The next Stage found me Disappointed. Had I changed the world or had it changed me? I continued my studies of how we might do better together, but with considerable less evangelical enthusiasm. I'd warmly welcome opportunities to share my wisdom, but I had clearly grown less insistent, less inspiring, and a whole lot less evangelistic. I'd cast my bread upon the waters without insisting that anyone partake. I still felt as though I'd genuinely come to understand something worthwhile, but came to believe that it might not be anybody's job to convince any other of anything, that perhaps the very best way to come to understand anything involved something like the method I'd employed rather than anything involving spoon or force feeding. One might just have to stumble upon their own wisdom and there were no shortcuts or universals, no savior or salvation, save that embodied in and applied by one's self. I successfully avoided cynicism, and grew to accept certain limitations. I was, after all, no longer an Apprentice or a Practitioner, but had become a Reflector, I guess.

Now, of course, the question comes up, what are you gonna do next? I suspect that this question might prove more appropriate for an Apprentice or an early-stage Practitioner, perhaps even for a Practicing Professional. I've long stiff-armed the notion that I might ever retire, proclaiming that I'd Pretired decades ago, shifting into insisting that I engage in work of my choosing, but always continuing to engage in meaningful work. To be without work seemed the equivalent of death. Not without a paycheck, mind you, but without meaningful engagement, some work worth engaging in, whatever that might entail. I figured that as long as I was so occupied, I might manage to hold back the rising tide that aging implies. If I kept swimming, I might just keep my head above water. Treading water might inevitably result.

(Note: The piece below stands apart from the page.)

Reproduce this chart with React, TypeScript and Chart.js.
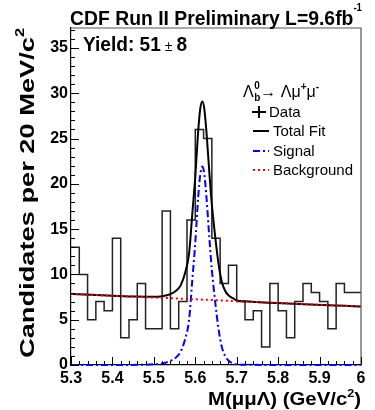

I might have entered the Reflector Stage, the purpose of which might be to start posing tentative conclusions. Not definitive ones with Thou Shalts attached, but a few under-handed tosses intended to be caught, for enjoyment, if nothing else. I imagine this Stage of life being like a leisurely game of catch, where I toss some gem that I've stumbled across and you gratefully catch the damned thing before reciprocating in kind with one of your sparkling conclusions. We toss great wisdom as if it were comprised of stained baseballs, cracked, aging, and terribly, terribly satisfying to give and receive. Should an impressionable Apprentice pass by us, we might invite him to snag one, but he'll likely demur, being on a mission and lacking time to engage in silly games of catch, not having yet caught on that it's all a series of silly games we play with passionate sincerity.